Immer wieder sorgte es für Unverständnis bei den Betroffenen. Es sorgte für Kopfschütteln, weil die Regelung (typisch deutsch) zu formal schien. Der logische Hintergrund war indes schon immer gegeben. Die Rede ist von den Kosten und Gebühren für Lehrlinge oder Studenten – also den Kosten für die Erst-Ausbildung. Nach einem neuen Urteil des Bundsfinanzhofes können Lehrlinge und Studenten die Kosten ihrer Ausbildung künftig leichter steuerlich geltend machen. Welche Konsequenzen diese Entscheidung für den Staatshaushalt hat, ist noch nicht abzusehen aber dem Staat drohen Steuerausfälle in Milliardenhöhe. Nichts desto trotz hat die Bundesregierung in der Zwischenzeit verkündet, das Urteil weitestgehend und schnell umzusetzen.
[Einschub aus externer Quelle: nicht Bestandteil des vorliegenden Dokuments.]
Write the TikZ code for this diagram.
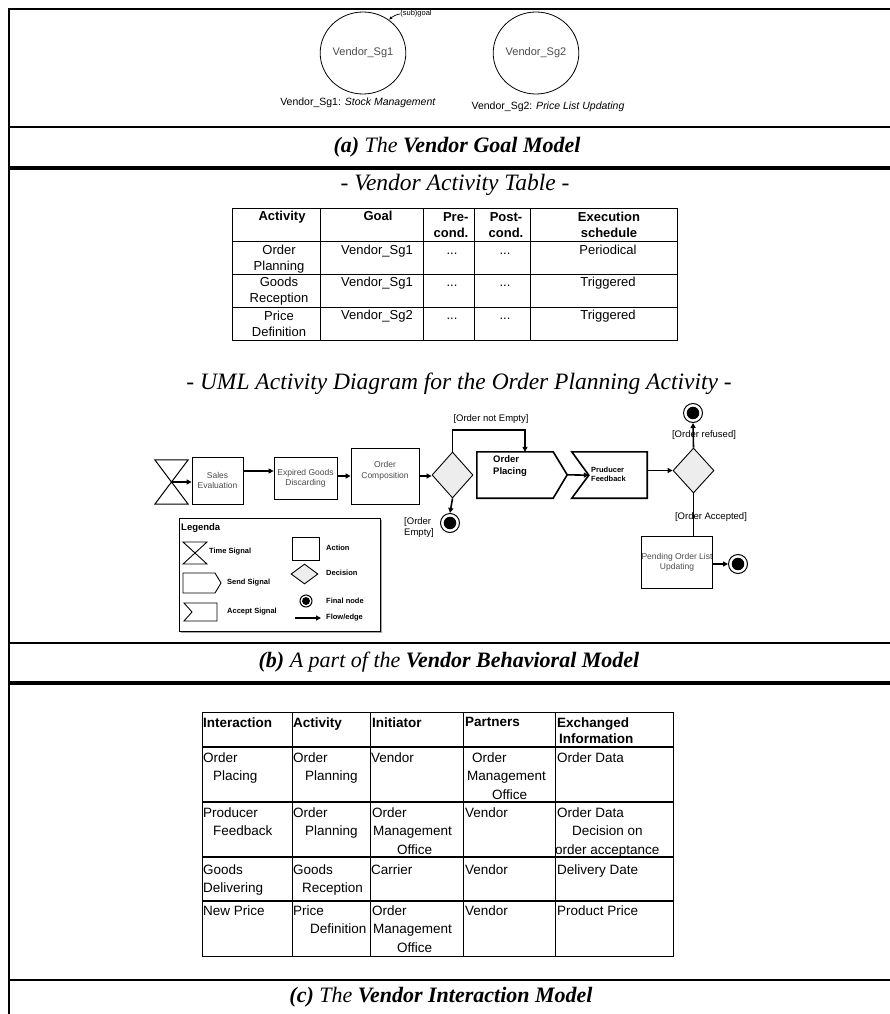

„Aufwendungen für eine erstmalige Berufsausbildung können auch unter Geltung des § 12 Nr. 5 EStG als vorab entstandene Werbungskosten anzuerkennen sein. § 12 Nr. 5 EStG lässt ebenso wie § 10 Abs. 1 Nr. 7 EStG den Vorrang des Werbungskostenabzugs bzw. Betriebsausgabenabzugs unberührt.“
Hinter diesem Leitsatz der Entscheidung vom 17.08.2011 zum Aktenzeichen VI R 38/10 verbirgt sich die kleine Sensation. Mit dieser Entscheidung widersprach das höchste deutsche Finanzgericht der seit Jahrzehnten gelebten Praxis der Finanzämter. Diese hatte sich stets geweigert, Aufwendungen für die Erstausbiludng (Berufsausbildung oder Studium) mit späteren Steuerzahlungen zu verrechnen. Die schlichte Argumentation der Finanzämter stellte bei der Prüfung solcher Werbungskosten immer darauf ab, ob diese in Ausübung eines Dienstverhältnisses (Arbeitsvertrages) entstanden seien. Das ist bei einem Studium gerade nicht der Fall. Also wurde die sogenannten „vorweggenommenen Werbungskosten“ verneint und eine Berücksichtigung abgelehnt. In der Folge konnten und durften Aufwendungen für die Erstausbildung oder das Erststudium generell nicht mit späteren Steuerzahlungen verrechnet werden. Viele Tausend Lehrlinge und Studenten haben in den vergangenen Jahrzehnten in den sauren Apfel gebissen und die Regelung akzeptiert.
Mit derartigen ablehnenden Bescheiden wollten sich aber ein Pilot und eine Medizinstudentin nicht abfinden und haben die Entscheidungspraxis der Finanzämter bis zum Bundesfinanzhof zur Überprüfung gestellt. Das Ergebnis ist die kleine Sensation, die im zuvor beschriebenen Leitsatz mündete.
Denn ein – wie bisher praktiziertes – allgemeines Abzugsverbot kann schlechterdings nicht nicht aus dem Einkommensteuergesetz abgeleitet werden, entschied der Bundesfinanzhof (Aktenzeichen: VI R 38/10 und VI R 7/10).
Das Gericht erklärte, in beiden Fällen seien die Kosten der Ausbildung hinreichend konkret durch die spätere Berufstätigkeit der Kläger veranlasst, so dass sie als vorweggenommene Werbungskosten berücksichtigt werden müssten.
In einem Fall hatte ein angehender Pilot geklagt und Kosten von fast 28.000 Euro geltend gemacht. In dieser Höhe beantragte er mit seiner Einkommensteuererklärung 2004, einen Verlustvortrag festzustellen. Sein Argument: Die Ausbildung gleiche vorweggenommenen Werbungskosten für seinen künftigen Job als angestellter Pilot. Im zweiten Fall hatte eine Medizinstudentin geklagt.
Die Kosten für die Miete am Studienort, Hochschulgebühren, Computer und Bücher können schnell Summen im fünfstelligen Bereich erreichen. Dem Staat drohen damit Steuerausfälle in Milliardenhöhe.